Schedule these modes by time (for example, workdays 9–17 for work mode, evenings and weekends for off-duty). Adjust gradually if something important gets blocked, but resist the urge to add everything back at once.
Clean up your home screen like a workspace
Your home screen is your digital desk. If it is full of icons, every unlock becomes an invitation to wander. The goal is to make the useful things obvious and the tempting things slightly less visible.
Move these to your main home screen:
- Phone, messages, calendar, maps
- Camera, notes or to-do app
- Any tool you use daily and intentionally (for example, banking, transit, health tracking)
Move social media, games, news and shopping into a single folder on a second screen, preferably with a neutral name. This does not block them, it just adds a small step so you have to choose to open them.
Make distraction apps slightly harder to open

We often open certain apps out of habit, not because we decided to. A small amount of “friction” can be enough to interrupt that autopilot.
Try one or two of these:
- Log out of your most distracting app after each session.

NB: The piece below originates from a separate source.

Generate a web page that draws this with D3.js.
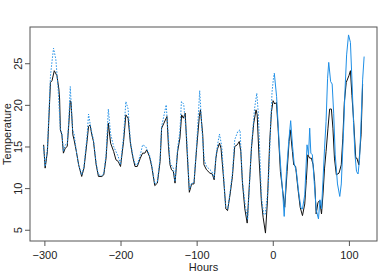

- Remove its icon from the home screen and access it only through search.
- Turn off “stay signed in” where you comfortably can.
- Use app timers to gently limit how long you can spend each day.
If something is genuinely important, you will still go through those extra steps. If it is just a reflex, the urge often fades before you get there.
Use your phone as a conscious tool, not default entertainment
One practical trick: before unlocking your phone, silently name what you are about to do. For example: “Send a message to Alex” or “Check when my package arrives”. Then do only that, close the phone and move on.
This tiny pause trains you to open your phone with an intention, not out of vague boredom. If you catch yourself thinking “just check something”, treat it as a signal to stand up, stretch, talk to someone or switch tasks instead.
Review and adjust once a week
Your needs will change. A configuration that feels perfect during a busy project might feel too strict during holidays. Treat your low-distraction setup as a living system.
Once a week, spend five minutes reviewing:
- Which notifications annoyed you or were clearly unnecessary?
- Which important things did you miss or almost miss?
- Which apps did you open more than you wanted?
Adjust one or two settings, not twenty. Over a few weeks, this slow tuning usually gives you a phone that fits your life much better than the factory defaults.
Start with one change today
You do not need a perfect system to notice a difference. Choose one of these quick wins and do it now: silence non-essential notifications, create a basic focus mode, or tidy your home screen.
A low-distraction phone is not about using technology less, it is about using it on purpose. Once your device stops shouting for attention all day, you get to decide what actually deserves it.